Dernière modification le 9-9-2022 à 15:16:02

Le podcast

Temps de lecture 7:10 minutes

 

Le Monde, 25 août « Des pelouses de Ligue 1 plus vertes que leurs clubs », Sport, pp. 14-15.

Serait-il justifiable que le sport échappe à l’obligation générale de se plier aux sacrifices que la crise climatique impose dans la plupart des secteurs de l’activité humaine – ce quitte à le contraindre de remettre en jeu son modèle économique ? Avant d’aborder la question, je m’autorise à un bref survol de quelques faits venus émailler la semaine en matière d’environnement.

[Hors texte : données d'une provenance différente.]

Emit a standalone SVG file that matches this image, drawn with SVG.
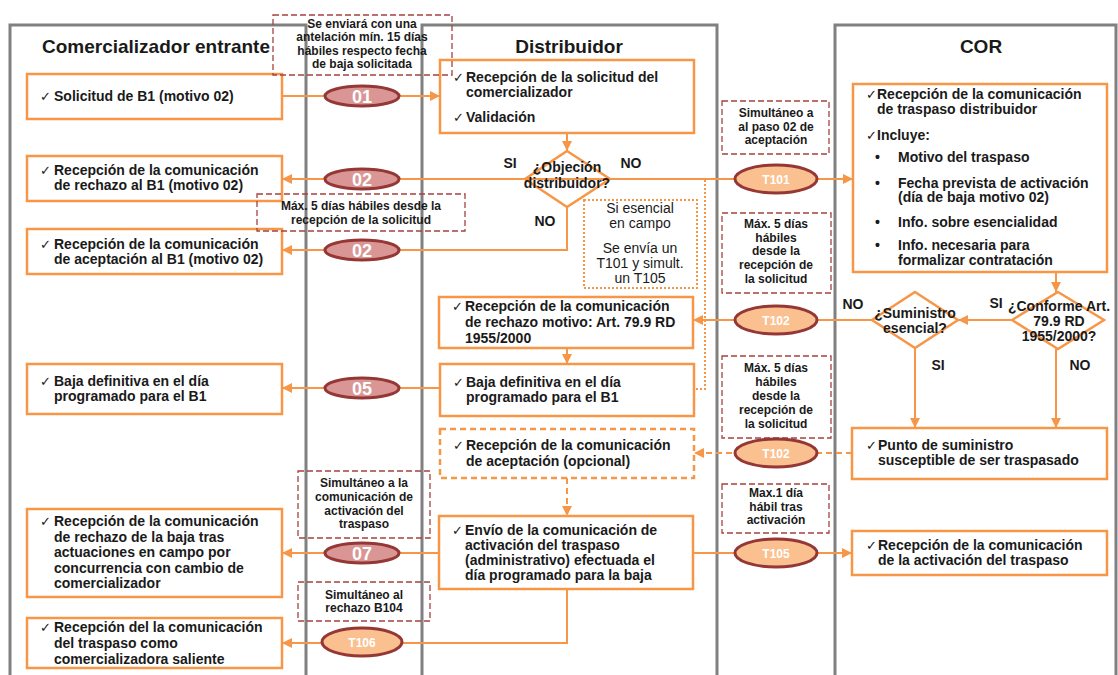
<svg xmlns="http://www.w3.org/2000/svg" width="1118" height="675" viewBox="0 0 1118 675">
<style>
text{font-family:"Liberation Sans",Arial,sans-serif;fill:#1a1a1a}
.lane{fill:none;stroke:#808080;stroke-width:3}
.title{font-size:19px;font-weight:bold;text-anchor:middle}
.box{fill:#fff;stroke:#F79646;stroke-width:2.5}
.dbox{fill:#fff;stroke:#F79646;stroke-width:2.5;stroke-dasharray:6 4}
.t{font-size:14px;font-weight:bold}
.ck{font-size:13px;font-weight:normal}
.dia{fill:none;stroke:#F79646;stroke-width:2.5}
.dt{font-size:14px;font-weight:bold;text-anchor:middle}
.lbl{font-size:14px;font-weight:bold;text-anchor:middle}
.note{fill:none;stroke:#A5423F;stroke-width:1.3;stroke-dasharray:6 3}
.nt{font-size:12px;font-weight:bold;text-anchor:middle}
.dot{fill:#fff;stroke:#F79646;stroke-width:2;stroke-dasharray:2 2}
.dott{font-size:14px;text-anchor:middle}
.e1{fill:#D99694;stroke:#953735;stroke-width:3}
.e2{fill:#FAC090;stroke:#953735;stroke-width:3}
.et1{font-size:18px;font-weight:bold;fill:#fff;text-anchor:middle}
.et2{font-size:12px;font-weight:bold;fill:#fff;text-anchor:middle}
.c{fill:none;stroke:#F79646;stroke-width:2}
.cd{fill:none;stroke:#F79646;stroke-width:2;stroke-dasharray:6 4}
.cdot{fill:none;stroke:#F79646;stroke-width:2;stroke-dasharray:2 2}
</style>
<defs>
<marker id="ah" viewBox="0 0 10 10" refX="10" refY="5" markerWidth="10" markerHeight="10" markerUnits="userSpaceOnUse" orient="auto"><path d="M0,0 L10,5 L0,10 z" fill="#F79646"/></marker>
</defs>
<rect width="1118" height="675" fill="#fff"/>

<g id="lanes">
<path class="lane" d="M10,675 V25 H306 V675"/>
<path class="lane" d="M422,675 V25 H717 V675"/>
<path class="lane" d="M835,675 V25 H1116 V675"/>
<text class="title" x="156" y="53">Comercializador entrante</text>
<text class="title" x="569" y="53">Distribuidor</text>
<text class="title" x="981" y="53">COR</text>
</g>

<g id="connectors">
<path class="c" d="M282,96 H440" marker-end="url(#ah)"/>
<path class="c" d="M567,133 V151" marker-end="url(#ah)"/>
<path class="c" d="M567,179 H282" marker-end="url(#ah)"/>
<path class="c" d="M567,179 H853" marker-end="url(#ah)"/>
<path class="c" d="M567,207 V250 H282" marker-end="url(#ah)"/>
<path class="cdot" d="M705,180 V389 H694"/>
<path class="c" d="M1056,272 V292" marker-end="url(#ah)"/>
<path class="c" d="M1012,320 H958" marker-end="url(#ah)"/>
<path class="c" d="M872,320 H693" marker-end="url(#ah)"/>
<path class="c" d="M567,348 V364" marker-end="url(#ah)"/>
<path class="c" d="M440,388 H282" marker-end="url(#ah)"/>
<path class="c" d="M915,348 V428" marker-end="url(#ah)"/>
<path class="c" d="M1056,349 V428" marker-end="url(#ah)"/>
<path class="cd" d="M852,453 H694" marker-end="url(#ah)"/>
<path class="cd" d="M567,478 V516" marker-end="url(#ah)"/>
<path class="c" d="M439,553 H282" marker-end="url(#ah)"/>
<path class="c" d="M693,553 H852" marker-end="url(#ah)"/>
<path class="c" d="M567,589 V643 H282" marker-end="url(#ah)"/>
</g>

<g id="n-solicitud">
<rect class="box" x="27" y="74" width="255" height="45"/>
<text class="t"><tspan class="ck" x="40" y="101">✓</tspan><tspan x="54" y="101">Solicitud de B1 (motivo 02)</tspan></text>
</g>
<g id="n-rechazo-b1">
<rect class="box" x="27" y="156" width="255" height="45"/>
<text class="t"><tspan class="ck" x="40" y="175">✓</tspan><tspan x="54" y="175">Recepción de la comunicación</tspan><tspan x="54" y="190">de rechazo al B1 (motivo 02)</tspan></text>
</g>
<g id="n-aceptacion-b1">
<rect class="box" x="27" y="229" width="255" height="45"/>
<text class="t"><tspan class="ck" x="40" y="249">✓</tspan><tspan x="54" y="249">Recepción de la comunicación</tspan><tspan x="54" y="264">de aceptación al B1 (motivo 02)</tspan></text>
</g>
<g id="n-baja-com">
<rect class="box" x="27" y="364" width="255" height="50"/>
<text class="t"><tspan class="ck" x="40" y="386">✓</tspan><tspan x="54" y="386">Baja definitiva en el día</tspan><tspan x="54" y="401">programado para el B1</tspan></text>
</g>
<g id="n-rechazo-baja">
<rect class="box" x="27" y="509" width="255" height="88"/>
<text class="t"><tspan class="ck" x="40" y="526">✓</tspan><tspan x="54" y="526">Recepción de la comunicación</tspan><tspan x="54" y="541.5">de rechazo de la baja tras</tspan><tspan x="54" y="557">actuaciones en campo por</tspan><tspan x="54" y="572.5">concurrencia con cambio de</tspan><tspan x="54" y="588">comercializador</tspan></text>
</g>
<g id="n-saliente">
<rect class="box" x="27" y="618" width="255" height="50"/>
<text class="t"><tspan class="ck" x="40" y="632">✓</tspan><tspan x="54" y="632">Recepción del la comunicación</tspan><tspan x="54" y="648">del traspaso como</tspan><tspan x="54" y="664">comercializadora saliente</tspan></text>
</g>

<g id="n-recepcion-solicitud">
<rect class="box" x="440" y="60" width="254" height="73"/>
<text class="t"><tspan class="ck" x="453" y="82">✓</tspan><tspan x="466" y="82">Recepción de la solicitud del</tspan><tspan x="466" y="97">comercializador</tspan><tspan class="ck" x="453" y="122">✓</tspan><tspan x="466" y="122">Validación</tspan></text>
</g>
<g id="n-objecion">
<polygon class="dia" points="567,151 610,179 567,207 525,179"/>
<text class="dt" x="567" y="172">¿Objeción</text>
<text class="dt" x="567" y="188">distribuidor?</text>
<text class="lbl" x="510" y="168">SI</text>
<text class="lbl" x="631" y="168">NO</text>
<text class="lbl" x="545" y="226">NO</text>
</g>
<g id="n-esencial-campo">
<rect class="dot" x="584" y="200" width="113" height="88"/>
<text class="dott" x="640" y="213">Si esencial</text>
<text class="dott" x="640" y="228">en campo</text>
<text class="dott" x="640" y="253">Se envía un</text>
<text class="dott" x="640" y="268">T101 y simult.</text>
<text class="dott" x="640" y="283">un T105</text>
</g>
<g id="n-rechazo-motivo">
<rect class="box" x="439" y="297" width="254" height="51"/>
<text class="t"><tspan class="ck" x="452" y="311">✓</tspan><tspan x="465" y="311">Recepción de la comunicación</tspan><tspan x="465" y="327">de rechazo motivo: Art. 79.9 RD</tspan><tspan x="465" y="343">1955/2000</tspan></text>
</g>
<g id="n-baja-dist">
<rect class="box" x="440" y="364" width="254" height="52"/>
<text class="t"><tspan class="ck" x="453" y="387">✓</tspan><tspan x="466" y="387">Baja definitiva en el día</tspan><tspan x="466" y="402">programado para el B1</tspan></text>
</g>
<g id="n-aceptacion-opcional">
<rect class="dbox" x="440" y="429" width="254" height="49"/>
<text class="t"><tspan class="ck" x="453" y="450">✓</tspan><tspan x="466" y="450">Recepción de la comunicación</tspan><tspan x="466" y="466">de aceptación (opcional)</tspan></text>
</g>
<g id="n-envio-activacion">
<rect class="box" x="439" y="516" width="254" height="73"/>
<text class="t"><tspan class="ck" x="452" y="535">✓</tspan><tspan x="465" y="535">Envío de la comunicación de</tspan><tspan x="465" y="550">activación del traspaso</tspan><tspan x="465" y="565">(administrativo) efectuada el</tspan><tspan x="465" y="580">día programado para la baja</tspan></text>
</g>

<g id="n-cor-recepcion">
<rect class="box" x="853" y="84" width="254" height="188"/>
<text class="t"><tspan class="ck" x="866" y="99">✓</tspan><tspan x="877" y="99">Recepción de la comunicación</tspan><tspan x="877" y="114">de traspaso distribuidor</tspan><tspan class="ck" x="866" y="140">✓</tspan><tspan x="877" y="140">Incluye:</tspan>
<tspan x="875" y="162">•</tspan><tspan x="898" y="162">Motivo del traspaso</tspan>
<tspan x="875" y="188">•</tspan><tspan x="898" y="188">Fecha prevista de activación</tspan><tspan x="898" y="202">(día de baja motivo 02)</tspan>
<tspan x="875" y="227">•</tspan><tspan x="898" y="227">Info. sobre esencialidad</tspan>
<tspan x="875" y="250">•</tspan><tspan x="898" y="250">Info. necesaria para</tspan><tspan x="898" y="265">formalizar contratación</tspan></text>
</g>
<g id="n-conforme">
<polygon class="dia" points="1058,292 1104,320 1058,349 1012,320"/>
<text class="dt" x="1059" y="311">¿Conforme Art.</text>
<text class="dt" x="1059" y="326">79.9 RD</text>
<text class="dt" x="1059" y="341">1955/2000?</text>
<text class="lbl" x="996" y="308">SI</text>
<text class="lbl" x="1080" y="370">NO</text>
</g>
<g id="n-suministro">
<polygon class="dia" points="915,292 958,320 915,348 872,320"/>
<text class="dt" x="915" y="318">¿Suministro</text>
<text class="dt" x="915" y="333">esencial?</text>
<text class="lbl" x="853" y="309">NO</text>
<text class="lbl" x="938" y="370">SI</text>
</g>
<g id="n-punto">
<rect class="box" x="852" y="428" width="255" height="51"/>
<text class="t"><tspan class="ck" x="866" y="450">✓</tspan><tspan x="878" y="450">Punto de suministro</tspan><tspan x="878" y="465">susceptible de ser traspasado</tspan></text>
</g>
<g id="n-cor-activacion">
<rect class="box" x="852" y="531" width="255" height="44"/>
<text class="t"><tspan class="ck" x="866" y="550">✓</tspan><tspan x="878" y="550">Recepción de la comunicación</tspan><tspan x="878" y="565">de la activación del traspaso</tspan></text>
</g>

<g id="notes">
<rect class="note" x="273" y="15" width="179" height="60"/>
<text class="nt" x="362" y="28">Se enviará con una</text>
<text class="nt" x="362" y="41">antelación mín. 15 días</text>
<text class="nt" x="362" y="55">hábiles respecto fecha</text>
<text class="nt" x="362" y="68">de baja solicitada</text>
<rect class="note" x="257" y="194" width="208" height="37"/>
<text class="nt" x="361" y="210">Máx. 5 días hábiles desde la</text>
<text class="nt" x="361" y="224">recepción de la solicitud</text>
<rect class="note" x="722" y="101" width="107" height="53"/>
<text class="nt" x="776" y="117">Simultáneo a</text>
<text class="nt" x="776" y="131">al paso 02 de</text>
<text class="nt" x="776" y="144">aceptación</text>
<rect class="note" x="722" y="213" width="109" height="80"/>
<text class="nt" x="776" y="228">Máx. 5 días</text>
<text class="nt" x="776" y="242">hábiles</text>
<text class="nt" x="776" y="255">desde la</text>
<text class="nt" x="776" y="269">recepción de</text>
<text class="nt" x="776" y="283">la solicitud</text>
<rect class="note" x="722" y="356" width="109" height="82"/>
<text class="nt" x="776" y="372">Máx. 5 días</text>
<text class="nt" x="776" y="386">hábiles</text>
<text class="nt" x="776" y="400">desde la</text>
<text class="nt" x="776" y="414">recepción de</text>
<text class="nt" x="776" y="428">la solicitud</text>
<rect class="note" x="722" y="484" width="107" height="49"/>
<text class="nt" x="776" y="497">Max.1 día</text>
<text class="nt" x="776" y="511">hábil tras</text>
<text class="nt" x="776" y="524">activación</text>
<rect class="note" x="298" y="471" width="132" height="67"/>
<text class="nt" x="364" y="487">Simultáneo a la</text>
<text class="nt" x="364" y="501">comunicación de</text>
<text class="nt" x="364" y="515">activación del</text>
<text class="nt" x="364" y="528">traspaso</text>
<rect class="note" x="298" y="582" width="132" height="39"/>
<text class="nt" x="364" y="599">Simultáneo al</text>
<text class="nt" x="364" y="612">rechazo B104</text>
</g>

<g id="m01"><ellipse class="e1" cx="362" cy="96" rx="37" ry="10"/><text class="et1" x="362" y="102.5">01</text></g>
<g id="m02a"><ellipse class="e1" cx="362" cy="179" rx="37" ry="10"/><text class="et1" x="362" y="185.5">02</text></g>
<g id="m02b"><ellipse class="e1" cx="362" cy="250" rx="37" ry="10"/><text class="et1" x="362" y="256.5">02</text></g>
<g id="m05"><ellipse class="e1" cx="362" cy="388" rx="37" ry="10"/><text class="et1" x="362" y="394.5">05</text></g>
<g id="m07"><ellipse class="e1" cx="362" cy="553" rx="37" ry="10"/><text class="et1" x="362" y="559.5">07</text></g>
<g id="mT101"><ellipse class="e2" cx="776" cy="179" rx="41" ry="14"/><text class="et2" x="776" y="183.5">T101</text></g>
<g id="mT102a"><ellipse class="e2" cx="776" cy="320" rx="41" ry="14"/><text class="et2" x="776" y="324.5">T102</text></g>
<g id="mT102b"><ellipse class="e2" cx="776" cy="453" rx="41" ry="14"/><text class="et2" x="776" y="457.5">T102</text></g>
<g id="mT105"><ellipse class="e2" cx="776" cy="553" rx="41" ry="14"/><text class="et2" x="776" y="557.5">T105</text></g>
<g id="mT106"><ellipse class="e2" cx="362" cy="642" rx="40" ry="14"/><text class="et2" x="362" y="646.5">T106</text></g>
</svg>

– 30 août. Face à une sobriété énergétique promue au rang d’urgence, les pays européens ne font pas tous figure d’élèves modèles. Lois existantes mais peu appliquées en France. Mobilisation générale en Allemagne (dès le 1er septembre, limitation du chauffage à 19oC au sein des bâtiments publics ; portes des magasins fermées sur la rue ; publicités de ville éteintes entre 22 heures et 6 heures). Une Espagne qui se félicite des premières retombées de son plan d’économie d’énergie annoncé le 17 août. L’Italie qui annonce des mesures drastiques. Une Suède où, hormis les Verts, aucun parti ne veut de la parcimonie. La Pologne admettant à demi-mot ne pas en faire assez. En Hongrie, un Viktor Orban qui affirme à ses concitoyens que « passer l’aspirateur est interdit en Suède ». Et la Suisse, dans cela ?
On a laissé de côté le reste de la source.